What the task asks: Take the line containing "Rebuild this diagram" as the first line and the line containing "(0,0) rectangle (800,1132);" as the last, and output that span verbatim without any images.
[Start of Data to process]
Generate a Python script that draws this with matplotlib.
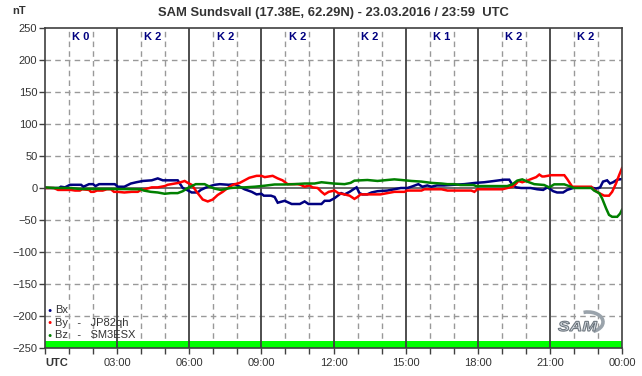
import matplotlib
matplotlib.use("Agg")
import matplotlib.pyplot as plt
from matplotlib.patches import Arc, PathPatch
from matplotlib.textpath import TextPath
from matplotlib.font_manager import FontProperties
from matplotlib.transforms import Affine2D
import matplotlib.patheffects as pe

plt.rcParams['font.family'] = ['Liberation Sans', 'DejaVu Sans']

title = "SAM Sundsvall (17.38E, 62.29N) - 23.03.2016 / 23:59  UTC"
k_index = [0, 2, 2, 2, 2, 1, 2, 2]
x_labels = ["UTC", "03:00", "06:00", "09:00", "12:00", "15:00", "18:00", "21:00", "00:00"]
y_ticks = [250, 200, 150, 100, 50, 0, -50, -100, -150, -200, -250]

bx_t = [0, 0.58, 0.66, 0.83, 1.04, 1.5, 1.6, 1.83, 2.0, 2.1, 2.25, 2.9, 3.03, 3.3, 3.57, 3.8, 4.07,
        4.44, 4.69, 4.9, 5.52, 5.73, 5.9, 6.1, 6.35, 6.48, 6.77, 7.06, 7.27, 7.64, 7.89, 8.1, 8.3,
        8.6, 8.8, 9.0, 9.1, 9.4, 9.55, 9.68, 9.97, 10.26, 10.6, 10.8, 10.96, 11.5, 11.63, 11.84,
        12.04, 12.32, 12.46, 12.67, 12.83, 12.96, 13.08, 13.2, 13.4, 13.58, 13.83, 14.24, 14.53,
        14.8, 15.07, 15.24, 15.53, 15.7, 15.9, 16.07, 16.3, 16.6, 16.99, 17.44, 17.9, 18.27,
        18.69, 19.1, 19.31, 19.44, 19.6, 19.8, 20.2, 20.47, 20.72, 20.9, 21.14, 21.3, 21.55,
        21.72, 21.97, 22.1, 22.7, 22.92, 23.09, 23.21, 23.38, 23.5, 23.63, 23.8, 24.0]
bx_v = [0, 0, 2, 1, 5, 5, 2, 6, 6, 3, 6, 6, 2, 2, 7, 9, 11,
        12, 15, 12, 12, 0, -3, -7, -7, -3, 2, 5, 6, 5, 6, 2, -2,
        -6, -10, -9, -12, -12, -14, -23, -20, -25, -25, -21, -25, -25, -20, -20,
        -16, -8, -10, -6, -2, 1, -8, -10, -10, -7, -5, -4, -2,
        0, 0, 2, 6, 2, 4, 2, 4, 4, 5, 6, 8, 9,
        11, 13, 13, 5, 1, 0, 0, -2, -3, 1, -5, -7, -7,
        -3, 0, 1, 1, -1, 1, 10, 12, 7, 9, 13, 14]

by_t = [0, 0.37, 0.54, 1.08, 1.25, 1.45, 1.54, 1.83, 1.91, 2.03, 2.16, 2.4, 2.57, 2.74, 2.87,
        3.03, 3.3, 3.6, 3.86, 3.99, 4.15, 4.44, 4.69, 4.98, 5.1, 5.4, 5.56, 5.81, 5.94, 6.1,
        6.31, 6.56, 6.77, 6.98, 7.18, 7.39, 7.6, 7.81, 8.1, 8.3, 8.5, 8.8, 9.0, 9.14, 9.47,
        9.68, 9.88, 10.09, 10.5, 10.63, 10.8, 11.0, 11.13, 11.34, 11.5, 11.63, 11.8, 12.04,
        12.2, 12.46, 12.67, 12.87, 13.0, 13.12, 13.4, 13.95, 14.24, 14.53, 14.95, 15.07,
        15.66, 15.78, 16.07, 16.49, 16.74, 17.73, 17.86, 17.98, 19.02, 19.23, 19.44, 19.6,
        19.69, 19.85, 20.02, 20.22, 20.43, 20.56, 20.68, 20.76, 21.05, 21.6, 21.72, 21.93,
        22.72, 22.84, 23.05, 23.26, 23.46, 23.59, 23.75, 23.88, 24.0]
by_v = [0, 0, -3, -3, -4, -4, -2, -3, -6, -6, -4, -4, -2, -2, -6,
        -6, -7, -6, -6, -3, -2, 1, 1, 3, 5, 7, 8, 11, 8, 5,
        -6, -18, -21, -18, -11, -6, 0, 5, 8, 12, 16, 19, 19, 17, 19,
        15, 12, 6, 6, 5, 2, 4, 1, 0, -6, -10, -6, -4,
        -8, -10, -12, -17, -14, -10, -10, -10, -8, -6, -6, -4,
        -4, -2, -2, -2, -4, -4, -6, -2, -2, 0, 2, 7,
        11, 9, 11, 14, 17, 21, 18, 18, 20, 20, 14, 2,
        2, -3, -8, -12, -12, -6, 7, 20, 31]

bz_t = [0, 0.37, 1.08, 1.41, 2.74, 3.99, 4.11, 4.4, 4.69, 4.98, 5.23, 5.52, 5.73, 5.94, 6.1,
        6.27, 6.64, 6.85, 7.06, 7.31, 7.72, 8.1, 8.3, 8.72, 9.14, 9.55, 9.97, 10.38, 10.8,
        11.21, 11.5, 11.75, 12.0, 12.46, 12.71, 12.87, 13.41, 13.83, 14.24, 14.53, 14.83,
        15.24, 15.66, 16.07, 16.49, 16.74, 17.03, 17.28, 17.82, 17.94, 19.23, 19.44, 19.64,
        19.85, 20.06, 20.35, 20.76, 20.97, 21.18, 21.6, 21.8, 22.01, 22.72, 22.84, 23.05,
        23.17, 23.34, 23.46, 23.59, 23.8, 23.92, 24.0]
bz_v = [1, 0, 0, -1.5, -1.5, -2, -4, -6, -7, -9, -8, -8, -5, 0, 3,
        6, 6, 2, -1, -3, 0, 1, 1, 2, 3.6, 5.5, 5.5, 6, 7,
        7, 9, 8, 7, 6, 8, 11.5, 12.5, 11, 12.5, 13.5, 12.5,
        11, 10, 8, 7, 6, 6, 4.7, 4.7, 3, 3, 5.7, 11.5,
        13.5, 10, 6, 4.7, 1, 5.7, 5.7, 3, 0, 0, -4, -8,
        -16, -32, -42, -45, -45, -40, -34]

W, H = 642, 376
fig = plt.figure(figsize=(W / 100, H / 100), dpi=100)
ax = fig.add_axes([45 / W, 1 - 348 / H, (622 - 45) / W, 320 / H])

txt = '#333333'
dark = '#404040'

ax.set_xlim(0, 24)
ax.set_ylim(-250, 250)

major_h = list(range(0, 25, 3))
minor_h = [h for h in range(0, 25) if h % 3 != 0]

# grids
for h in minor_h:
    ax.axvline(h, color='#999999', lw=1, ls=(0, (4, 3)), zorder=1)
for y in y_ticks:
    if y not in (0, 250, -250):
        ax.axhline(y, color='#999999', lw=1, ls=(0, (4, 3)), zorder=1)
ax.axhspan(-250, -239, color='#00ff00', lw=0, zorder=2)
for h in major_h[1:-1]:
    ax.axvline(h, color=dark, lw=1.3, zorder=3)
ax.axhline(0, color='#555555', lw=1.2, zorder=3)

ax.plot(bx_t, bx_v, color='#000080', lw=1.8, zorder=5, solid_joinstyle='miter')
ax.plot(by_t, by_v, color='#ff0000', lw=1.8, zorder=5, solid_joinstyle='miter')
ax.plot(bz_t, bz_v, color='#008000', lw=1.8, zorder=5, solid_joinstyle='miter')

# K index labels
for i, k in enumerate(k_index):
    ax.text(1.5 + 3 * i, 236, f"K {k}", ha='center', va='center', color='#000080',
            fontsize=8, fontweight='bold', zorder=6)

# ticks
ax.set_xticks(major_h)
ax.set_xticks(minor_h, minor=True)
ax.set_xticklabels(x_labels)
ax.set_yticks(y_ticks)
ax.set_yticklabels([str(v).replace('-', '\u2212') for v in y_ticks])
ax.tick_params(axis='both', which='both', direction='out', length=4, width=1, color=dark,
               labelsize=8, labelcolor=txt)
ax.tick_params(axis='x', pad=3)
ax.tick_params(axis='y', pad=1.5)
lbls = ax.get_xticklabels()
lbls[0].set_ha('left')
lbls[0].set_fontweight('bold')
for s in ax.spines.values():
    s.set_color(dark)
    s.set_linewidth(1.2)
    s.set_zorder(7)

# title and unit
fig.text(333 / W, 1 - 13 / H, title, ha='center', va='center', fontsize=9.4, fontweight='bold', color=txt)
fig.text(12 / W, 1 - 11 / H, "nT", ha='left', va='center', fontsize=8, fontweight='bold', color=txt)

# legend
leg_items = [("Bx", '#000080'), ("By   -   JP82qh", '#ff0000'), ("Bz   -   SM3ESX", '#008000')]
for i, (lab, col) in enumerate(leg_items):
    yy = 1 - (310 + i * 12.7) / H
    fig.text(50 / W, yy, "\u25CF", ha='center', va='center', fontsize=5, color=col)
    fig.text(55 / W, yy, lab, ha='left', va='center', fontsize=8, color=txt)

# SAM logo (approximate)
lax = fig.add_axes([555 / W, 1 - 343 / H, 70 / W, 35 / H])
lax.set_xlim(555, 625)
lax.set_ylim(343, 308)
lax.axis('off')
lax.add_patch(Arc((588, 322), 30, 20, theta1=245, theta2=60, color='#9aa3ab', lw=2.6))
tp = TextPath((0, 0), "SAM", size=10,
              prop=FontProperties(family='Liberation Sans', style='italic', weight='bold'))
tr = Affine2D().scale(1.75, -1.4).translate(558, 331)
lax.add_patch(PathPatch(tr.transform_path(tp), facecolor='#d6dce2', edgecolor='#6f7880', lw=0.8))

fig.savefig("out.png", dpi=100)
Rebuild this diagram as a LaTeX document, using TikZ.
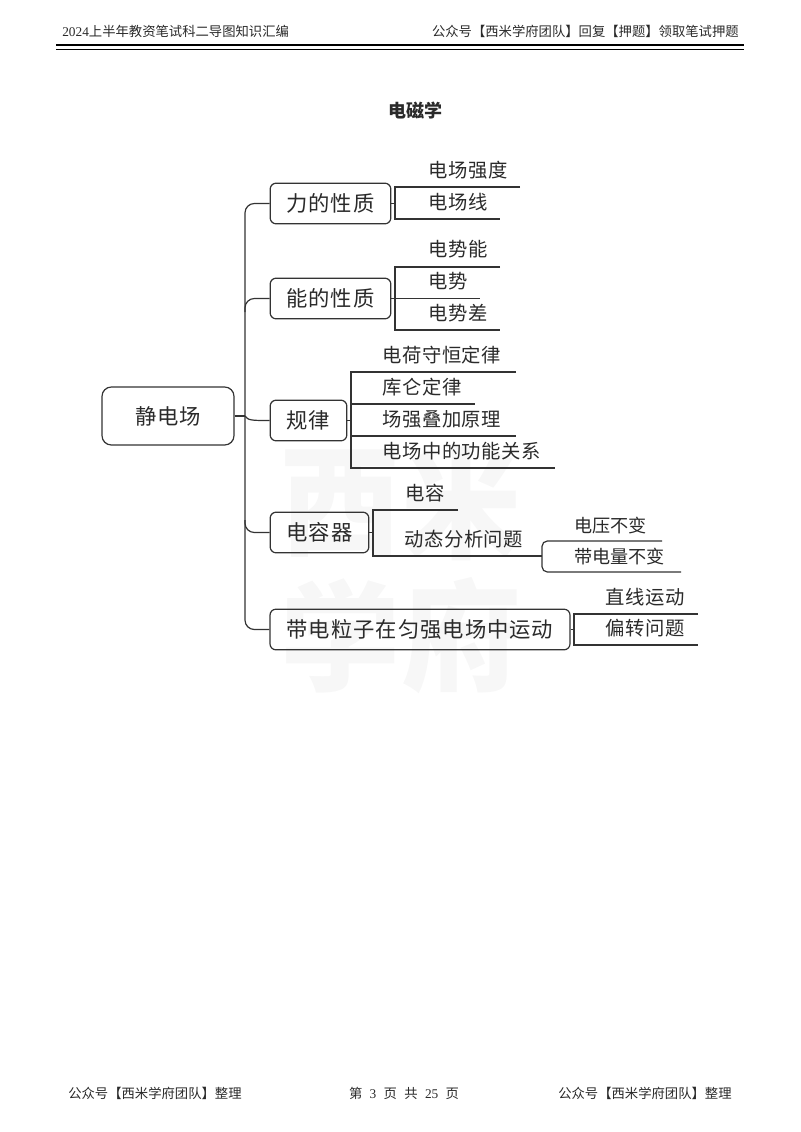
\documentclass[tikz,border=0pt]{standalone}
\usepackage{fontspec}
\setmainfont{Liberation Serif}
\newfontfamily\cjk{Noto Sans CJK SC}
\newfontfamily\cjkboxfont[LetterSpace=4.5]{Noto Sans CJK SC}
\newfontfamily\cjkleaffont[LetterSpace=3]{Noto Sans CJK SC}
\definecolor{linegray}{HTML}{333333}
\definecolor{inkgray}{HTML}{2A2A2A}
\definecolor{markgray}{HTML}{F7F7F7}
\tikzset{
  topicbox/.style={draw=linegray, line width=0.9pt, rounded corners=4.5pt, inner sep=0pt, minimum height=30.5pt, text=inkgray, font=\cjkboxfont\fontsize{16}{16}\selectfont},
  leaftext/.style={anchor=west, inner sep=0pt, text=inkgray, font=\cjkleaffont\fontsize{14.5}{15}\selectfont},
  smallleaf/.style={leaftext, font=\cjk\fontsize{13.6}{15}\selectfont},
  pagetext/.style={inner sep=0pt, text=inkgray, font=\cjk\fontsize{10}{10}\selectfont},
  marktext/.style={inner sep=0pt, text=markgray, font=\cjk\bfseries\fontsize{90}{90}\selectfont},
  branch/.style={draw=linegray, line width=0.9pt},
}
\begin{document}
\begin{tikzpicture}[x=0.75pt, y=-0.75pt]
\useasboundingbox (0,0) rectangle (800,1132);

% page furniture
\node[marktext] (markA) at (340,504) {西}; \node[marktext] (markB) at (461,504) {米};
\node[marktext] (markC) at (340,636) {学}; \node[marktext] (markD) at (461,636) {府};
\node[pagetext, anchor=west] (headL) at (62,31) {{\rmfamily 2024}上半年教资笔试科二导图知识汇编};
\node[pagetext, anchor=east] (headR) at (739,31) {公众号【西米学府团队】回复【押题】领取笔试押题};
\coordinate (ruleL) at (56,45); \coordinate (ruleR) at (744,45);
\draw[line width=2pt, black] (ruleL) -- (ruleR);
\draw[line width=1.3pt, black] ([yshift=-3.4pt]ruleL) -- ([yshift=-3.4pt]ruleR);
\node[pagetext, font=\cjk\bfseries\fontsize{13.5}{14}\selectfont] (title) at (415,111) {电磁学};
\node[pagetext, anchor=west] (footL) at (68,1093) {公众号【西米学府团队】整理};
\node[pagetext] (footM) at (404,1093) {第\hspace{0.55em}{\rmfamily 3}\hspace{0.55em}页\hspace{0.55em}共\hspace{0.55em}{\rmfamily 25}\hspace{0.55em}页};
\node[pagetext, anchor=west] (footR) at (558,1093) {公众号【西米学府团队】整理};

% boxes
\node[topicbox, rounded corners=7pt, minimum width=99pt, minimum height=43.5pt] (field) at (168,416) {静电场};
\node[topicbox, minimum width=90.5pt] (force) at (330.5,203.5) {力的性质};
\node[topicbox, minimum width=90.5pt] (energy) at (330.5,298.5) {能的性质};
\node[topicbox, minimum width=57.5pt] (law) at (308.5,420.5) {规律};
\node[topicbox, minimum width=74pt] (cap) at (319.5,532.5) {电容器};
\node[topicbox, minimum width=225pt] (motion) at (420,629.5) {带电粒子在匀强电场中运动};

% leaves
\node[leaftext] (strength) at (428,170) {电场强度}; \node[leaftext] (fieldline) at (428,202) {电场线};
\node[leaftext] (penergy) at (428,249) {电势能}; \node[leaftext] (potential) at (428,281) {电势}; \node[leaftext] (pdiff) at (428,313) {电势差};
\node[leaftext] (lawA) at (382,355) {电荷守恒定律}; \node[leaftext] (lawB) at (382,387) {库仑定律};
\node[leaftext] (lawC) at (382,419) {场强叠加原理}; \node[leaftext] (lawD) at (382,451) {电场中的功能关系};
\node[leaftext] (capA) at (405,493) {电容}; \node[leaftext] (capB) at (404,539) {动态分析问题};
\node[smallleaf] (volt) at (574,526) {电压不变}; \node[smallleaf] (charge) at (574,557) {带电量不变};
\node[leaftext] (line) at (605,597) {直线运动}; \node[leaftext] (deflect) at (605,628) {偏转问题};

% trunk
\coordinate (trunk) at (245,416);
\draw[branch] (field.east) -- (trunk);
\draw[branch, rounded corners=7pt] (force.west) -- (245,203.5) -- (245,629.5) -- (motion.west);
\draw[branch, rounded corners=7pt] (245,312) -- (245,298.5) -- (energy.west);
\draw[branch] (trunk) .. controls (248,420.5) and (252,420.5) .. (law.west);
\draw[branch, rounded corners=7pt] (245,520) -- (245,532.5) -- (cap.west);

% force
\coordinate (forceJ) at (395,203.5); \coordinate (forceA) at (520,187); \coordinate (forceB) at (500,219);
\draw[branch] (force.east) -- (forceJ);
\draw[branch] (forceA) -- (forceA -| forceJ) -- (forceB -| forceJ) -- (forceB);

% energy
\coordinate (energyJ) at (395,298.5); \coordinate (energyA) at (500,267); \coordinate (energyB) at (480,298.5); \coordinate (energyC) at (500,330);
\draw[branch, line width=0.6pt] (energy.east) -- (energyB);
\draw[branch] (energyA) -- (energyA -| energyJ) -- (energyC -| energyJ) -- (energyC);

% law
\coordinate (lawJ) at (351,420.5); \coordinate (lawE) at (516,372); \coordinate (lawF) at (475,404); \coordinate (lawG) at (516,436); \coordinate (lawH) at (555,468);
\draw[branch] (law.east) -- (lawJ);
\draw[branch] (lawE) -- (lawE -| lawJ) -- (lawH -| lawJ) -- (lawH);
\draw[branch] (lawF -| lawJ) -- (lawF);
\draw[branch] (lawG -| lawJ) -- (lawG);

% capacitor
\coordinate (capJ) at (373,532.5); \coordinate (capE) at (458,510); \coordinate (capF) at (542,556);
\coordinate (capG) at (662,541); \coordinate (capH) at (681,572);
\draw[branch] (cap.east) -- (capJ);
\draw[branch] (capE) -- (capE -| capJ) -- (capF -| capJ) -- (capF);
\draw[branch, rounded corners=4pt] (capG) -- (capG -| capF) -- (capH -| capF) -- (capH);

% motion
\coordinate (motionJ) at (574,629.5); \coordinate (motionA) at (698,614); \coordinate (motionB) at (698,645);
\draw[branch] (motion.east) -- (motionJ);
\draw[branch] (motionA) -- (motionA -| motionJ) -- (motionB -| motionJ) -- (motionB);
\end{tikzpicture}
\end{document}
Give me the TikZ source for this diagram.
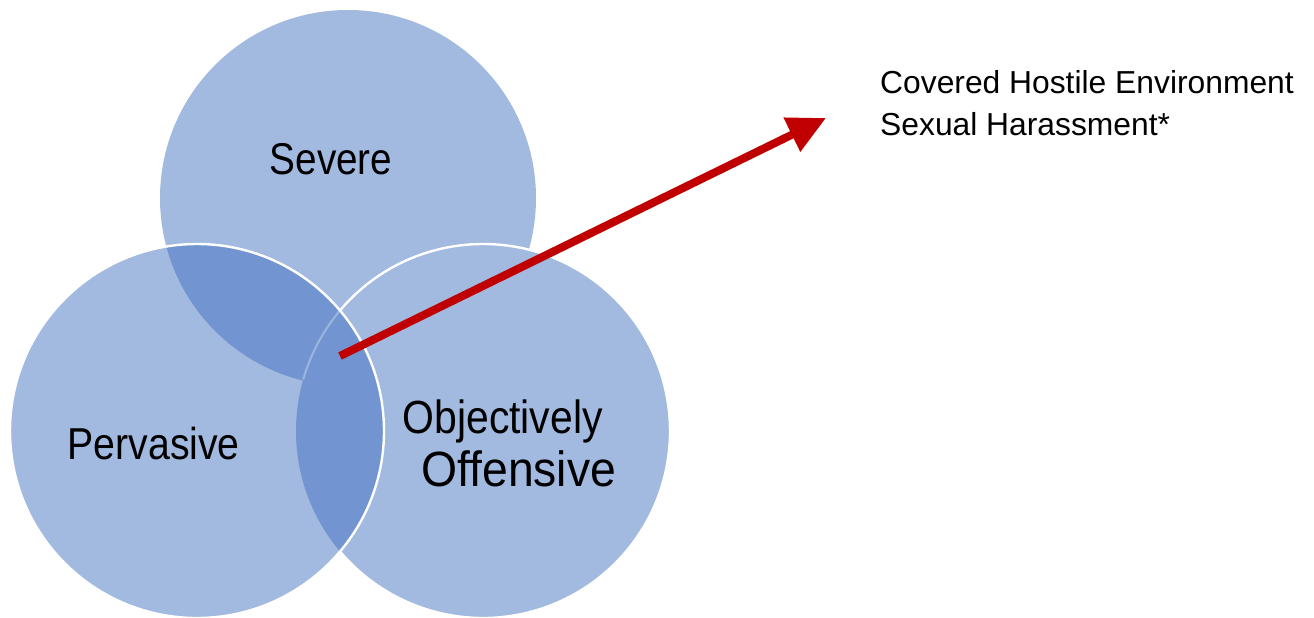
[End of Data to process]
Written answer:
Rebuild this diagram as a LaTeX document, using TikZ.
\documentclass[tikz,border=0pt]{standalone}
\usepackage{fontspec}
\setmainfont{Liberation Serif}
\newfontfamily\cjk{Noto Sans CJK SC}
\newfontfamily\cjkboxfont[LetterSpace=4.5]{Noto Sans CJK SC}
\newfontfamily\cjkleaffont[LetterSpace=3]{Noto Sans CJK SC}
\definecolor{linegray}{HTML}{333333}
\definecolor{inkgray}{HTML}{2A2A2A}
\definecolor{markgray}{HTML}{F7F7F7}
\tikzset{
  topicbox/.style={draw=linegray, line width=0.9pt, rounded corners=4.5pt, inner sep=0pt, minimum height=30.5pt, text=inkgray, font=\cjkboxfont\fontsize{16}{16}\selectfont},
  leaftext/.style={anchor=west, inner sep=0pt, text=inkgray, font=\cjkleaffont\fontsize{14.5}{15}\selectfont},
  smallleaf/.style={leaftext, font=\cjk\fontsize{13.6}{15}\selectfont},
  pagetext/.style={inner sep=0pt, text=inkgray, font=\cjk\fontsize{10}{10}\selectfont},
  marktext/.style={inner sep=0pt, text=markgray, font=\cjk\bfseries\fontsize{90}{90}\selectfont},
  branch/.style={draw=linegray, line width=0.9pt},
}
\begin{document}
\begin{tikzpicture}[x=0.75pt, y=-0.75pt]
\useasboundingbox (0,0) rectangle (800,1132);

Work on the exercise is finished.